Manajer Corporate Social Responsibility (CSR) Pertamina RU IV Cilacap, Laode Syarifuddin Mursali mendorong agar pesantren mebunmbuhkan jiwa kewirausahaan agar institusi pendidikan informal memiliki kemandirian.

Dari unit-unit usaha yang dimiliki, pesantren diharapkan memiliki pemasukan rutin yang mampu meningkatkan kesejahteraan pengajar maupun santrinya.

“Segenap pekerja pertamina sangat peduli, setelah kami memiliki inisiatif seperti ini,” ucap Laode.

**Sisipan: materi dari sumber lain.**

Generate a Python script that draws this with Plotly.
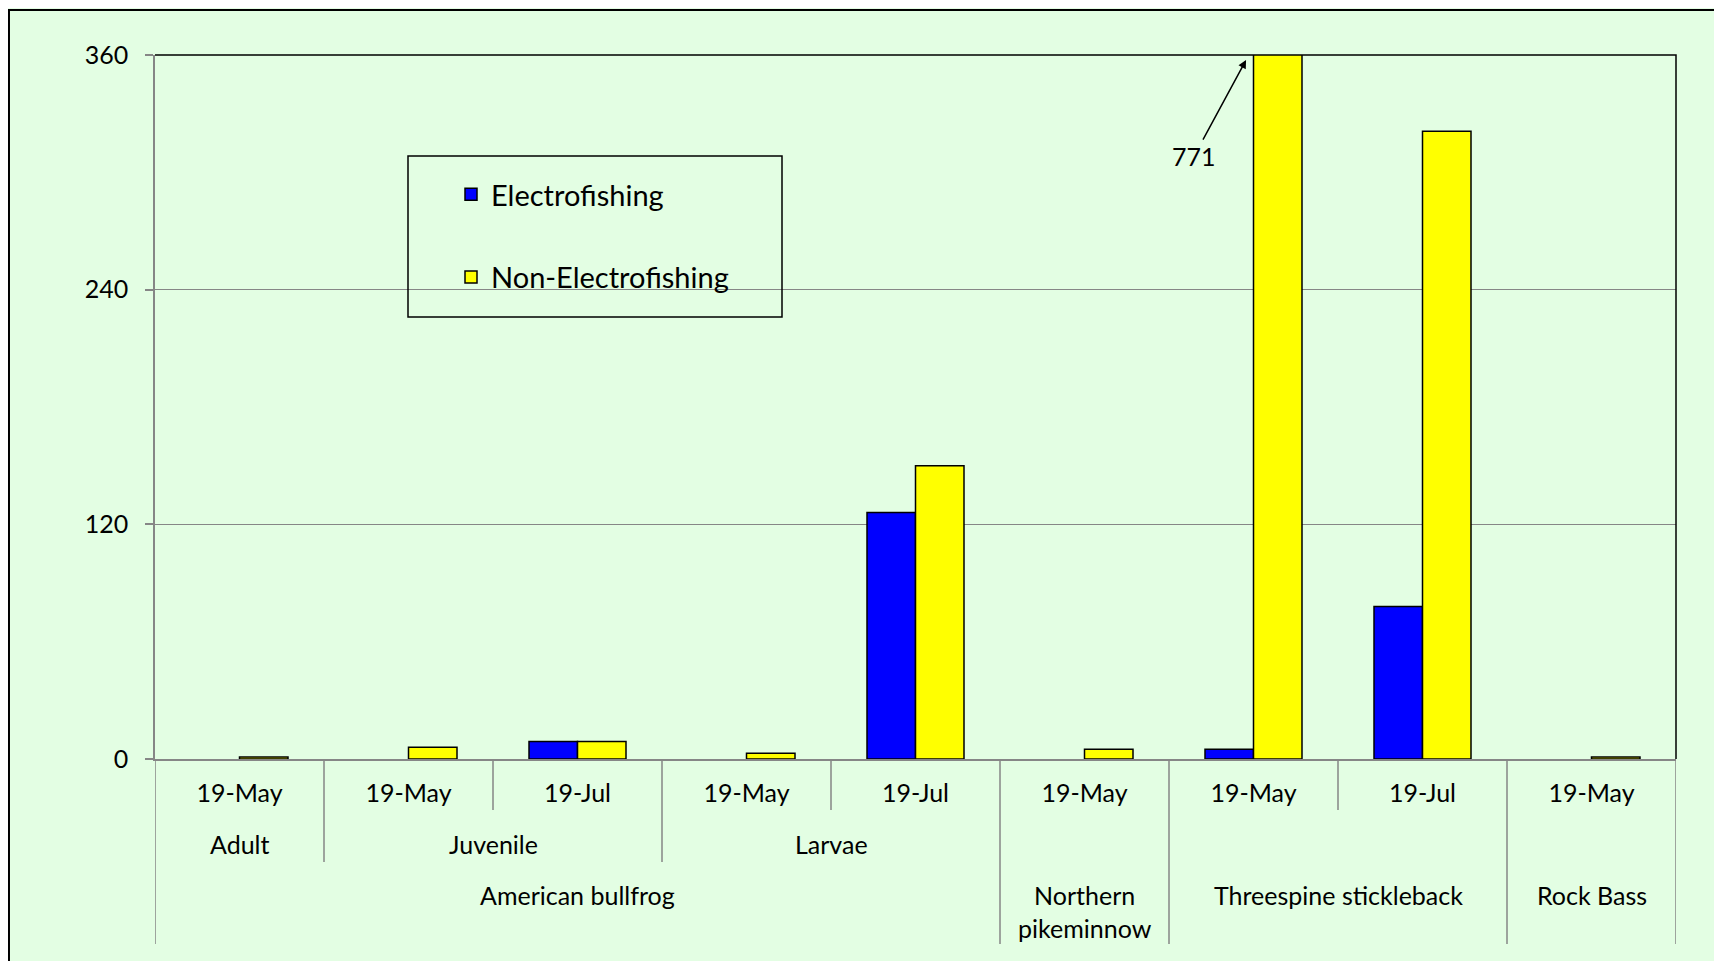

Laode mengungkapkan, pemilihan Ponpes Rubat Mbalong sebagai lokasi pelatihan lantaran Pertamina melihat bahwa ponpes ini telah menginisiasi kewirausahaan, mulai dari pertanian terpadu, peternakan, sektor riil melalui koperasi, serta industri kreatif.

Menurut dia, Ponpes Rubat Mbalong adalah salah satu bukti bahwa pesantren bisa berdaya dengan memanfaatkan potensi-potensi yang ada di sekitarnya. Yang dibutuhkan, adalah inisiasi dan inovasi.

“Insya Allah ke depan, kami ingin ada satu pesantren yang menjadi pioner, untuk memotiviasi mendorong pesantren lainnya. Tidak hanya terkait program kemitraan,tetapi program bina lingkungan,” dia menerangkan.

Laode menjelaskan, Pertamina mendorong terobosan-terobosan kewirausahaan dari pesantren yang lain. Ia pun membuka peluang kemitraan antara pesantren dengan Pertamina di sisi pendanaan dan pengetahuan.

Dia pun menilai, jaringan pesantren Cilacap yang mencapai 200-an pesantren adalah potensi yang belum tergarap. Ia pun berharap jaringan ini akan menjadi embrio lahirnya kewirausahaan santri atau yang kini populer disebut sebagai santripreneurships.

“Yang bisa mengangkat kualitas hidup pesantren. Dan saya melihat, di Cilacap pondok pesantren di Cilacap ada sekitar 200. Itu sangat potensial,” ujarnya.